I have broken faith. I have sinned against you in my heart.

A year ago at this time, I was saying unkind things about you to other Packers fans. Things like "It's time for him to retire before he ruins his legacy with another 30-interception season." And: "Every season he plays just postpones our next Super Bowl hopes by another year." And: "He's the only quarterback alive whose decisionmaking gets worse as he gets older."

Brett, I'm sorry. All those things I said about you? They were true. Face it: You're just not the same quarterback you were 10 years ago, and I don't mean physically. Half the time, you don't seem to have the heart for a whole 60-minute game. You'll squander a perfectly promising drive by throwing deep into double coverage, for no apparent reason other than to cut the tension. (Holmgren would've kicked your ass for it. Sherman didn't, which is probably why you keep doing it.) Then, you'll make that ridiculous little-boy grimace-face, like "How could this have happened?" which makes me want to reach through the TV screen and shake you. Afterwards, you'll say something preposterous about how your mistakes weren't really mistakes because you were just trying to "make something happen."

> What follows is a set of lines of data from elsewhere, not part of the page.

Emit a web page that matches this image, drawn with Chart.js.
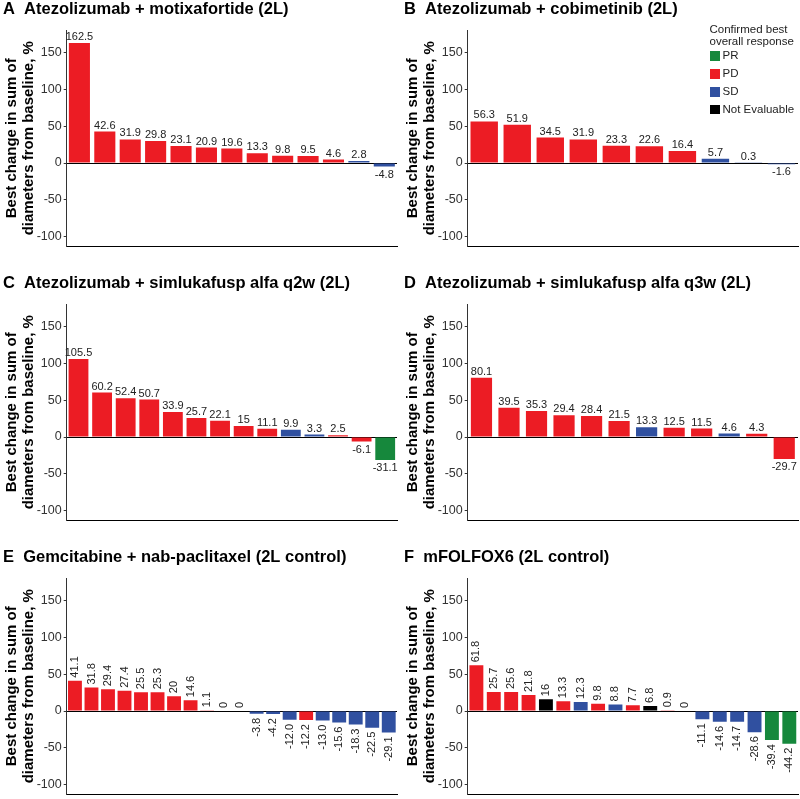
<!DOCTYPE html>
<html><head><meta charset="utf-8">
<script src="https://cdn.jsdelivr.net/npm/chart.js@4.4.1/dist/chart.umd.min.js"></script>
<style>
html,body{margin:0;padding:0;background:#fff;width:800px;height:799px;overflow:hidden;position:relative;font-family:'Liberation Sans',Arial,sans-serif;}
canvas{position:absolute;}
#legend{position:absolute;left:709.5px;top:22.8px;font-size:11.5px;line-height:12.5px;color:#222;white-space:nowrap;}
#legend .item{position:absolute;left:0;height:9.5px;}
#legend .sq{position:absolute;left:0;top:0;width:10px;height:9.5px;}
#legend .lab{position:absolute;left:13px;top:0;line-height:9.5px;}
</style></head><body>
<canvas id="cA" width="400" height="256" style="left:0px;top:0px"></canvas>
<canvas id="cB" width="400" height="256" style="left:401px;top:0px"></canvas>
<canvas id="cC" width="400" height="256" style="left:0px;top:274px"></canvas>
<canvas id="cD" width="400" height="256" style="left:401px;top:274px"></canvas>
<canvas id="cE" width="400" height="256" style="left:0px;top:548px"></canvas>
<canvas id="cF" width="400" height="256" style="left:401px;top:548px"></canvas>
<div id="legend"></div>
<script>
// ---- data ----
const yTicks = [-100, -50, 0, 50, 100, 150];
const responseCodes = ['PR', 'PD', 'SD', 'NE'];
const responseNames = ['PR', 'PD', 'SD', 'Not Evaluable'];
const responseColors = ['#16883C', '#EC1C24', '#3050A0', '#000000'];
const legendTitle = ['Confirmed best', 'overall response'];
const yTitle = ['Best change in sum of', 'diameters from baseline, %'];

const titleA = 'A  Atezolizumab + motixafortide (2L)';
const valuesA = [162.5, 42.6, 31.9, 29.8, 23.1, 20.9, 19.6, 13.3, 9.8, 9.5, 4.6, 2.8, -4.8];
const respA = ['PD','PD','PD','PD','PD','PD','PD','PD','PD','PD','PD','SD','SD'];

const titleB = 'B  Atezolizumab + cobimetinib (2L)';
const valuesB = [56.3, 51.9, 34.5, 31.9, 23.3, 22.6, 16.4, 5.7, 0.3, -1.6];
const respB = ['PD','PD','PD','PD','PD','PD','PD','SD','SD','SD'];

const titleC = 'C  Atezolizumab + simlukafusp alfa q2w (2L)';
const valuesC = [105.5, 60.2, 52.4, 50.7, 33.9, 25.7, 22.1, 15, 11.1, 9.9, 3.3, 2.5, -6.1, -31.1];
const respC = ['PD','PD','PD','PD','PD','PD','PD','PD','PD','SD','SD','PD','PD','PR'];

const titleD = 'D  Atezolizumab + simlukafusp alfa q3w (2L)';
const valuesD = [80.1, 39.5, 35.3, 29.4, 28.4, 21.5, 13.3, 12.5, 11.5, 4.6, 4.3, -29.7];
const respD = ['PD','PD','PD','PD','PD','PD','SD','PD','PD','SD','PD','PD'];

const titleE = 'E  Gemcitabine + nab-paclitaxel (2L control)';
const valuesE = [41.1, 31.8, 29.4, 27.4, 25.5, 25.3, 20, 14.6, 1.1, 0, 0, -3.8, -4.2, -12.0, -12.2, -13.0, -15.6, -18.3, -22.5, -29.1];
const labelsE = ['41.1','31.8','29.4','27.4','25.5','25.3','20','14.6','1.1','0','0','-3.8','-4.2','-12.0','-12.2','-13.0','-15.6','-18.3','-22.5','-29.1'];
const respE = ['PD','PD','PD','PD','PD','PD','PD','PD','PD','PD','PD','SD','SD','SD','PD','SD','SD','SD','SD','SD'];

const titleF = 'F  mFOLFOX6 (2L control)';
const valuesF = [61.8, 25.7, 25.6, 21.8, 16, 13.3, 12.3, 9.8, 8.8, 7.7, 6.8, 0.9, 0, -11.1, -14.6, -14.7, -28.6, -39.4, -44.2];
const respF = ['PD','PD','PD','PD','NE','PD','SD','PD','SD','PD','NE','PD','PD','SD','SD','SD','SD','PR','PR'];

// ---- rendering ----
const FONT = "'Liberation Sans', Arial, sans-serif";
Chart.defaults.font.family = FONT;

const barLabels = {
  id: 'barLabels',
  afterDatasetsDraw(chart, args, opts) {
    const meta = chart.getDatasetMeta(0);
    const data = chart.data.datasets[0].data;
    const ctx = chart.ctx;
    ctx.save();
    ctx.font = '11px ' + FONT;
    ctx.fillStyle = '#222';
    meta.data.forEach((bar, i) => {
      const v = data[i];
      const t = opts.texts[i];
      const p = bar.getProps(['x', 'y', 'base'], true);
      const top = Math.min(p.y, p.base), bottom = Math.max(p.y, p.base);
      if (opts.rotate) {
        ctx.save();
        if (v >= 0) { ctx.translate(p.x, top - 3); ctx.textAlign = 'left'; }
        else { ctx.translate(p.x, bottom + 4); ctx.textAlign = 'right'; }
        ctx.rotate(-Math.PI / 2);
        ctx.textBaseline = 'middle';
        ctx.fillText(t, 0, 0);
        ctx.restore();
      } else {
        ctx.textAlign = 'center';
        ctx.textBaseline = 'alphabetic';
        if (v >= 0) ctx.fillText(t, p.x, top - 3);
        else ctx.fillText(t, p.x, bottom + 11);
      }
    });
    ctx.restore();
  }
};

function colorOf(r) { return responseColors[responseCodes.indexOf(r)]; }

function makeChart(id, title, values, resp, texts, barPct, rotate) {
  new Chart(document.getElementById(id), {
    type: 'bar',
    data: {
      labels: values.map((_, i) => String(i + 1)),
      datasets: [{
        data: values,
        backgroundColor: resp.map(colorOf),
        borderWidth: 0,
        barPercentage: barPct,
        categoryPercentage: 1
      }]
    },
    options: {
      responsive: false,
      animation: false,
      events: [],
      layout: { padding: { left: 3, right: 3, top: 0, bottom: 0 } },
      plugins: {
        legend: { display: false },
        tooltip: { enabled: false },
        title: {
          display: true, text: title, align: 'start', color: '#000',
          font: { size: 16.5, weight: 'bold', lineHeight: 1.2 },
          padding: { top: 0, bottom: 10.2 }
        },
        barLabels: { texts: texts, rotate: rotate }
      },
      scales: {
        x: {
          display: true, offset: true,
          ticks: { display: false },
          grid: { display: false, drawTicks: false },
          border: { display: true, color: '#000', width: 1 },
          afterFit: s => { s.height = 9; }
        },
        y: {
          min: -113, max: 180,
          afterBuildTicks: s => { s.ticks = yTicks.map(v => ({ value: v })); },
          afterFit: s => { s.width = 63.7; },
          ticks: { color: '#333', font: { size: 12.5 }, padding: 2 },
          grid: {
            color: c => (c.tick && c.tick.value === 0) ? '#000' : 'rgba(0,0,0,0)',
            lineWidth: 1, drawTicks: true, tickLength: 3, tickColor: '#333', tickWidth: 1
          },
          border: { display: true, color: '#333', width: 1 },
          title: {
            display: true, text: yTitle, color: '#000',
            font: { size: 15, weight: 'bold', lineHeight: 1.1 },
            padding: { top: 0.75, bottom: 0 }
          }
        }
      }
    },
    plugins: [barLabels]
  });
}

makeChart('cA', titleA, valuesA, respA, valuesA.map(String), 0.83, false);
makeChart('cB', titleB, valuesB, respB, valuesB.map(String), 0.83, false);
makeChart('cC', titleC, valuesC, respC, valuesC.map(String), 0.84, false);
makeChart('cD', titleD, valuesD, respD, valuesD.map(String), 0.77, false);
makeChart('cE', titleE, valuesE, respE, labelsE, 0.84, true);
makeChart('cF', titleF, valuesF, respF, valuesF.map(String), 0.80, true);

// legend
const lg = document.getElementById('legend');
legendTitle.forEach(t => { const d = document.createElement('div'); d.textContent = t; lg.appendChild(d); });
responseNames.forEach((n, i) => {
  const it = document.createElement('div');
  it.className = 'item';
  it.style.top = (28.7 + i * 17.8) + 'px';
  const sq = document.createElement('div'); sq.className = 'sq'; sq.style.background = responseColors[i];
  const lb = document.createElement('div'); lb.className = 'lab'; lb.textContent = n;
  it.appendChild(sq); it.appendChild(lb); lg.appendChild(it);
});
</script>
</body></html>
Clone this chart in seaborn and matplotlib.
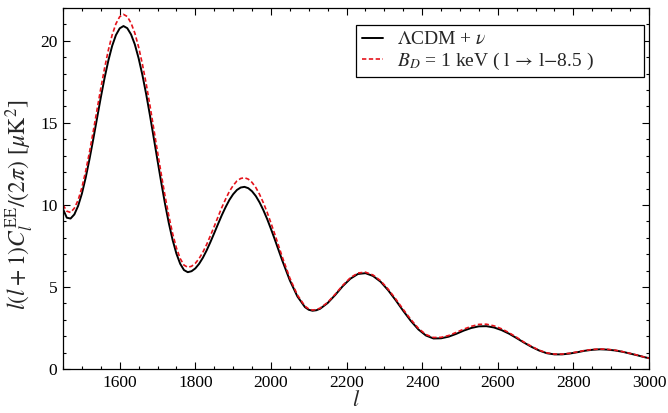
import numpy as np
import pandas as pd
import matplotlib
matplotlib.use("Agg")
import matplotlib.pyplot as plt
from matplotlib.ticker import MultipleLocator
import seaborn as sns

# multipole grid (finer around the first two acoustic peaks)
ell = [1450, 1460, 1470, 1480, 1490, 1500, 1510, 1520, 1530, 1540,
       1550, 1560, 1570, 1580, 1590, 1600, 1610, 1620, 1630, 1640,
       1650, 1660, 1670, 1680, 1690, 1700, 1710, 1720, 1730, 1740,
       1750, 1760, 1770, 1780, 1790, 1800, 1810, 1820, 1830, 1840,
       1850, 1860, 1870, 1880, 1890, 1900, 1910, 1920, 1930, 1940,
       1950, 1960, 1970, 1980, 1990, 2000,
       2010, 2030, 2050, 2070, 2090, 2100, 2110, 2120, 2130,
       2150, 2170, 2190, 2210, 2230, 2250, 2270, 2290, 2310, 2330,
       2350, 2370, 2390, 2410, 2430, 2450, 2470, 2490, 2510, 2530,
       2550, 2570, 2590, 2610, 2630, 2650, 2670, 2690, 2710, 2730,
       2750, 2770, 2790, 2810, 2830, 2850, 2870, 2890, 2910, 2930,
       2950, 2970, 2990, 3000]

# l(l+1) C_l^EE / 2pi  [muK^2], LCDM + nu
cl_lcdm = [9.75, 9.22, 9.17, 9.42, 9.94, 10.69, 11.66, 12.78, 14.00, 15.28,
           16.55, 17.74, 18.80, 19.69, 20.35, 20.76, 20.90, 20.77, 20.39, 19.78,
           18.94, 17.92, 16.75, 15.46, 14.09, 12.71, 11.35, 10.05, 8.88, 7.86,
           7.03, 6.41, 6.03, 5.90, 5.96, 6.13, 6.41, 6.78, 7.23, 7.74,
           8.28, 8.83, 9.37, 9.86, 10.30, 10.65, 10.91, 11.06, 11.10, 11.02,
           10.83, 10.54, 10.15, 9.68, 9.14, 8.54,
           7.91, 6.61, 5.40, 4.42, 3.77, 3.61, 3.55, 3.58, 3.67,
           4.02, 4.51, 5.05, 5.50, 5.79, 5.84, 5.67, 5.32, 4.80, 4.19,
           3.54, 2.93, 2.41, 2.04, 1.86, 1.87, 1.97, 2.14, 2.34, 2.50,
           2.60, 2.61, 2.53, 2.37, 2.15, 1.88, 1.60, 1.34, 1.12, 0.96,
           0.89, 0.89, 0.94, 1.02, 1.11, 1.17, 1.20, 1.18, 1.13, 1.05,
           0.94, 0.83, 0.71, 0.66]

# same spectrum with B_D = 1 keV (l -> l - 8.5)
cl_bd = [10.00, 9.62, 9.54, 9.80, 10.29, 11.06, 12.06, 13.21, 14.48, 15.80,
         17.11, 18.34, 19.44, 20.36, 21.04, 21.47, 21.61, 21.48, 21.08, 20.47,
         19.62, 18.58, 17.39, 16.06, 14.65, 13.24, 11.86, 10.53, 9.32, 8.25,
         7.38, 6.73, 6.33, 6.20, 6.26, 6.44, 6.73, 7.12, 7.59, 8.13,
         8.69, 9.27, 9.84, 10.35, 10.82, 11.18, 11.46, 11.61, 11.66, 11.57,
         11.37, 11.06, 10.64, 10.13, 9.55, 8.90,
         8.23, 6.83, 5.54, 4.51, 3.83, 3.66, 3.59, 3.62, 3.71,
         4.06, 4.56, 5.10, 5.56, 5.85, 5.90, 5.73, 5.38, 4.87, 4.27,
         3.63, 3.02, 2.48, 2.10, 1.92, 1.93, 2.04, 2.23, 2.43, 2.60,
         2.72, 2.73, 2.63, 2.45, 2.21, 1.93, 1.63, 1.37, 1.14, 0.98,
         0.91, 0.91, 0.96, 1.04, 1.13, 1.19, 1.22, 1.20, 1.15, 1.06,
         0.95, 0.84, 0.71, 0.66]

label_lcdm = r"$\Lambda$CDM + $\nu$"
label_bd = r"$B_D$ = 1 keV ( l $\!\rightarrow\!$ l$-$8.5 )"

sns.set_style("ticks")
plt.rcParams["font.family"] = ["Liberation Serif", "DejaVu Serif"]
plt.rcParams["mathtext.fontset"] = "stix"

fig = plt.figure(figsize=(6.68, 4.13), dpi=100)
ax = fig.add_axes([63 / 668, 1 - 369 / 413, (649 - 63) / 668, (369 - 8) / 413])

df_lcdm = pd.DataFrame({"l": ell, "cl": cl_lcdm})
df_bd = pd.DataFrame({"l": ell, "cl": cl_bd})

sns.lineplot(data=df_lcdm, x="l", y="cl", ax=ax, color="black", lw=1.4,
             label=label_lcdm)
sns.lineplot(data=df_bd, x="l", y="cl", ax=ax, color="#e5131b", lw=1.2,
             linestyle=(0, (2.6, 1.5)), label=label_bd)

ax.set_xlim(1450, 3000)
ax.set_ylim(0, 22)
ax.xaxis.set_major_locator(MultipleLocator(200))
ax.xaxis.set_minor_locator(MultipleLocator(50))
ax.yaxis.set_major_locator(MultipleLocator(5))
ax.yaxis.set_minor_locator(MultipleLocator(1))
ax.tick_params(which="both", direction="in", top=True, right=True,
               colors="black", width=0.8, labelsize=12.5, pad=4)
ax.tick_params(which="major", length=5)
ax.tick_params(which="minor", length=2.5)
for sp in ax.spines.values():
    sp.set_linewidth(0.9)
    sp.set_color("black")

ax.set_xlabel(r"$l$", fontsize=16, labelpad=0.5)
ax.set_ylabel(r"$l(l+1)C_l^{\mathrm{EE}}/(2\pi)$ [$\mu\mathrm{K}^2$]",
              fontsize=17)
ax.yaxis.set_label_coords(-0.046, 0.454)

leg = ax.legend(loc="upper left",
                bbox_to_anchor=(356 / 668, 1 - 75 / 413, 288 / 668, 50 / 413),
                bbox_transform=fig.transFigure, mode="expand",
                borderaxespad=0, fontsize=14, frameon=True, fancybox=False,
                handlelength=1.1, handletextpad=0.7, labelspacing=0.1,
                borderpad=0.3)
leg.get_frame().set_edgecolor("black")
leg.get_frame().set_linewidth(0.9)
leg.get_frame().set_alpha(1)

fig.savefig("out.png", dpi=100)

But you know what? None of that matters. After last season ended, I realized something had changed. I wanted you to come back. And it wasn't because you'd managed to lead the Green Bay to a perfectly respectable and better-than-expected 8-8 finish. Nor was it because this season's prospects look even better, with a core of talented young defensive players (Aaron Kampman, Cullen Jenkins, A.J. Hawk, Nick Barnett) who should guarantee the Pack a playoff spot no matter what happens on offense. Nor is it because, seriously, Aaron Rodgers?

Brett, I don't care about those things. I don't care if we make the playoffs or not. I don't care if you throw 40 picks this year, and you make that stupid face every time. If I wanted to watch someone execute perfect plays, I'd root for Peyton Manning. I don't. I want to watch the guy who got called for a late hit against the Vikings after decking the cornerback who'd picked him off. The guy who got knocked silly in the Jets game, then popped up and threw a touchdown he didn't remember afterwards. The guy who played the best game of his life the night his dad's body lay cooling on a slab — turning a throwaway Raiders game into the most poignant night of my career as a fan. If the other stuff — the insane decisions, the dumb risks, the misguided belief in an ability to turn any broken play into six points — if all that comes along with the package, so be it. I just want it to last as long as possible.

(Confidential to Coach McCarthy: First time he lobs an easy one into the waiting arms of a safety, you have to tear his fucking head off. It's what Holmgren would do.)